Consonant Chord Progressions With Face Gaze Increased Social Brain Activity

TL;DR: A 2026 study in The Journal of Neuroscience found that listening to consonant chord progressions while looking at a live partner increased functional near-infrared spectroscopy (fNIRS), a scalp blood-flow measure, in social brain systems.

Source: The Journal of Neuroscience (2026) | Watts et al.

Music and Eye Contact Were Tested in the Same Social Task

Consonant chord progressions are predictable sequences of harmonious notes. Researchers tested whether that musical structure changes social-brain activity when two people are physically present and looking at each other.

The team used fNIRS, a noninvasive method that estimates cortical activity from changes in oxygenated blood near the scalp. Both people in each pair were recorded at the same time, a setup often called hyperscanning.

The design separated two ingredients that often travel together in real life: sound structure and live social attention. Participants listened to music with or without face gaze, and the music either had a structured chord progression or a scrambled arrangement of the same notes.

This design is stricter than asking whether people like music. The same dyad heard controlled sound conditions while the social context changed, so the analysis could look for a brain response tied to the combination.

Twenty Pairs Heard Structured Chords and Scrambled Notes

The sample included 20 dyads with equal numbers of male and female participants. Each pair experienced musical conditions built from the same notes, which reduced the chance that a simple note-content difference explained the brain activity.

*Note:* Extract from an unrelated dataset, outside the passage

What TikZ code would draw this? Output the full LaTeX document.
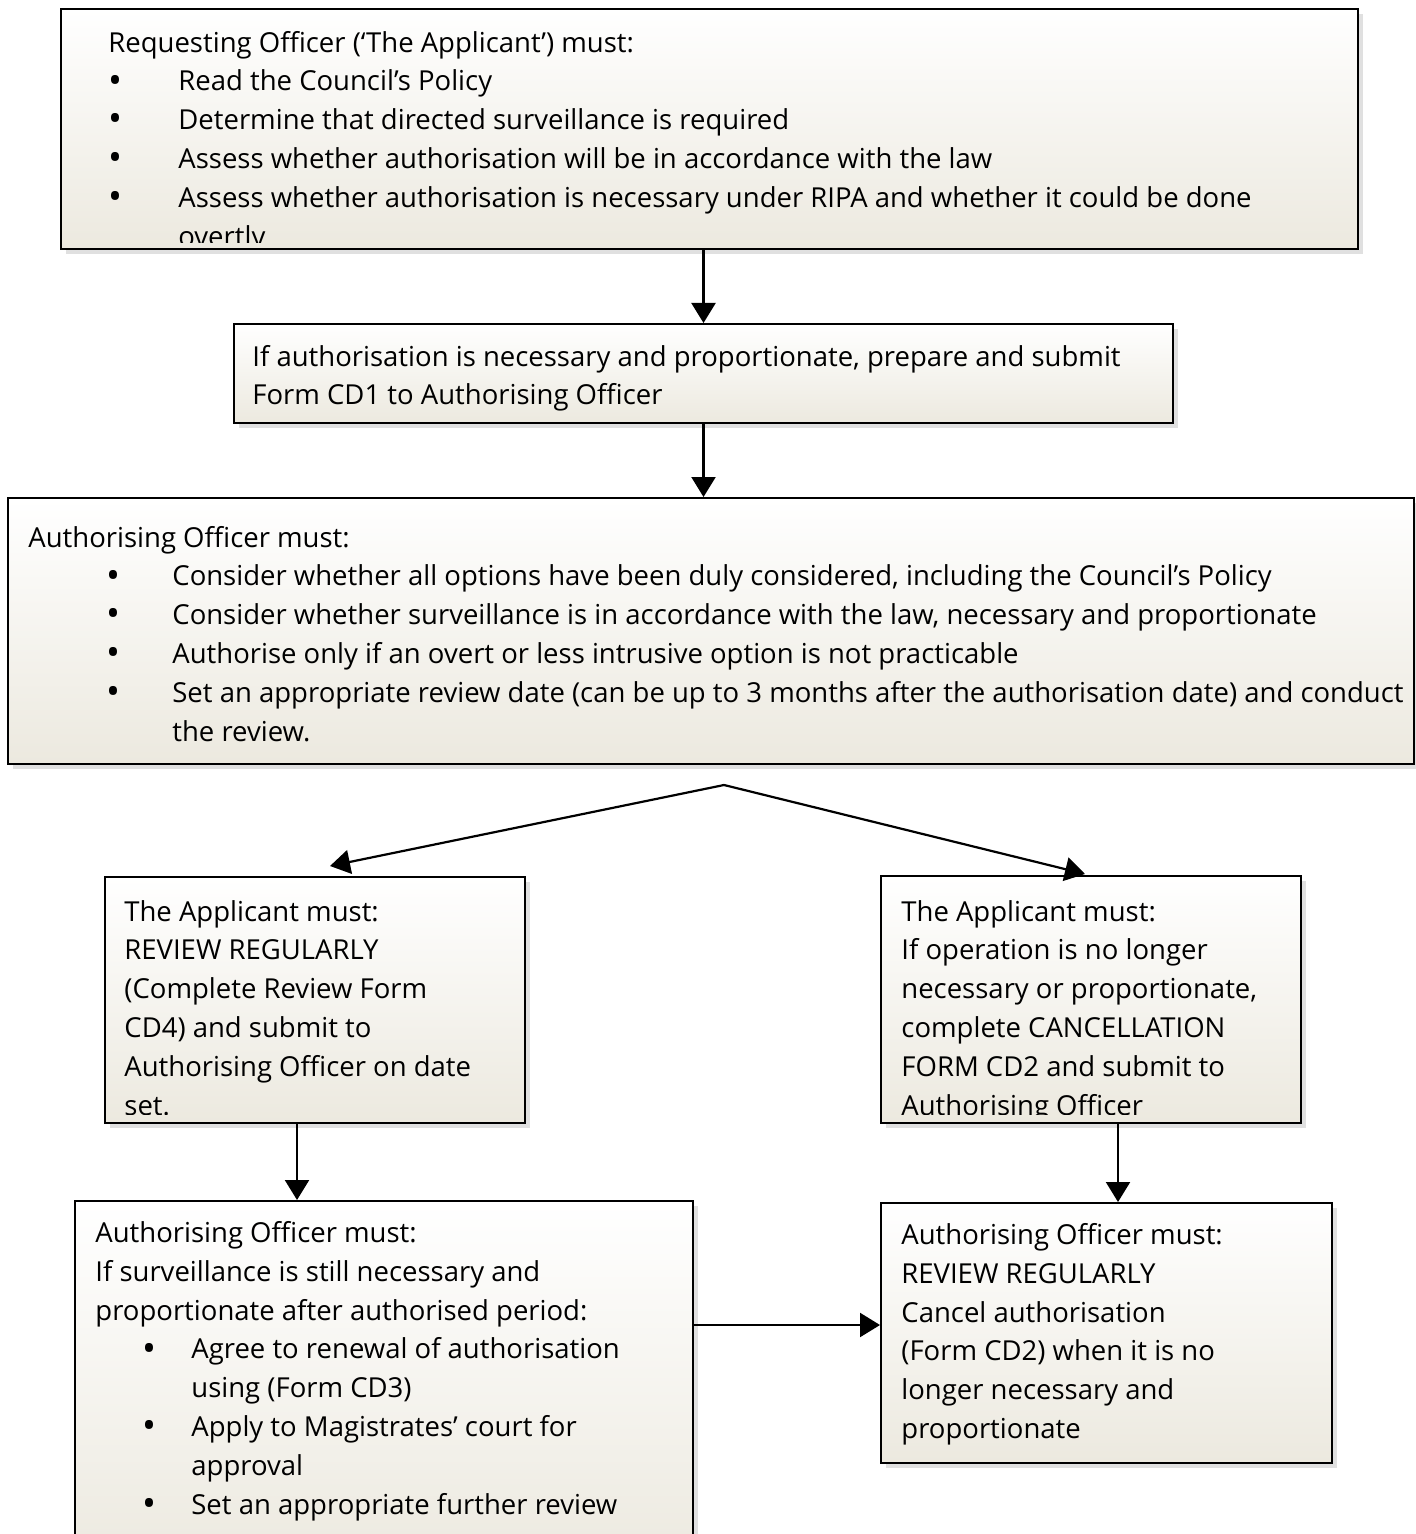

Structured chord progressions created predictable acoustic relationships. The comparison condition used unstructured and unpredictable note order, giving researchers a way to ask whether musical organization itself contributed to social-brain responses.

Pleasing sound and social meaning are easy to confuse in music neuroscience. A scrambled-note control keeps the study closer to a specific claim about harmonic predictability.

• Participants: Twenty pairs completed the dyadic listening task.
• Measurement: fNIRS recorded cortical blood-flow signals from both partners.
• Comparison: The strongest contrast combined live gaze with consonant chord progression.

Right Angular Gyrus Activity Increased During Chords and Gaze

The brain regions highlighted in the abstract are not random auditory areas alone. The right angular gyrus, right somatosensory association cortex, and bilateral dorsolateral prefrontal cortex all fit broader social-cognition and prediction networks.

Activation increased when participants listened to the structured chord progression while gazing at a live partner. The combined condition is the point: music structure and social attention together produced the clearest neural difference.

Subjective connectedness ratings also tracked brain activity. Ratings were associated with right superior and middle temporal gyri during face gaze and with right angular gyrus activity during chord progressions.

• Neural readout: Right angular gyrus activity was the clearest chord-progression signal.
• Behavioral readout: Connectedness ratings gave the brain contrast social context.
• Boundary: The experiment measured acute dyadic responses, not therapy outcomes.

The connectedness finding gives the neural contrast behavioral context. Participants were not only hearing an arranged sound sequence; they were also reporting how socially connected they felt during the experiment.

Predictable Musical Structure May Support Social Alignment

The researchers framed chord progressions as a form of temporal and spectral alignment. Predictable note relationships can help listeners anticipate what comes next, and shared anticipation may support social coordination.

That interpretation fits the fNIRS result because the highlighted regions are involved in integrating sensory information, attention, prediction, and social context. A chord sequence did more than make the sound pleasant; it changed activity during a live interpersonal condition.

The result also helps explain why music can support social coordination without requiring lyrics. A person can share timing, prediction, and attention with another listener even when the music carries no explicit verbal message.

The mechanism is also compatible with everyday group music. Singing, clapping, dancing, or listening together all create shared timing, and shared timing can make social coordination easier to maintain.

Music-Therapy Claims Still Need Clinical Testing

The study was not a treatment trial. It did not test loneliness, autism, depression, dementia, or social anxiety outcomes. It tested neural activity and connectedness ratings in healthy dyads during controlled listening.

Even so, the data give clinical researchers a cleaner target. Future music-therapy studies can ask whether structured harmonic prediction plus live social engagement produces stronger effects than passive listening alone.

For now, the result supports a specific mechanism: predictable chord progressions paired with face gaze engaged social-brain systems and related to perceived connectedness. That mechanism is narrower and more testable than a general claim that music bonds people.

Clinical translation would need symptom outcomes, repeated sessions, comparison groups, and follow-up. The present experiment is best treated as a mechanism study for how musical structure can interact with live social attention.

One next experiment could compare live gaze, video gaze, and no-gaze listening across the same chord conditions. Another could test whether people with loneliness or social anxiety show the same connectedness-brain relationship during repeated sessions.

Those additions would move the work from acute neural response toward durable social functioning in daily interpersonal settings outside the laboratory.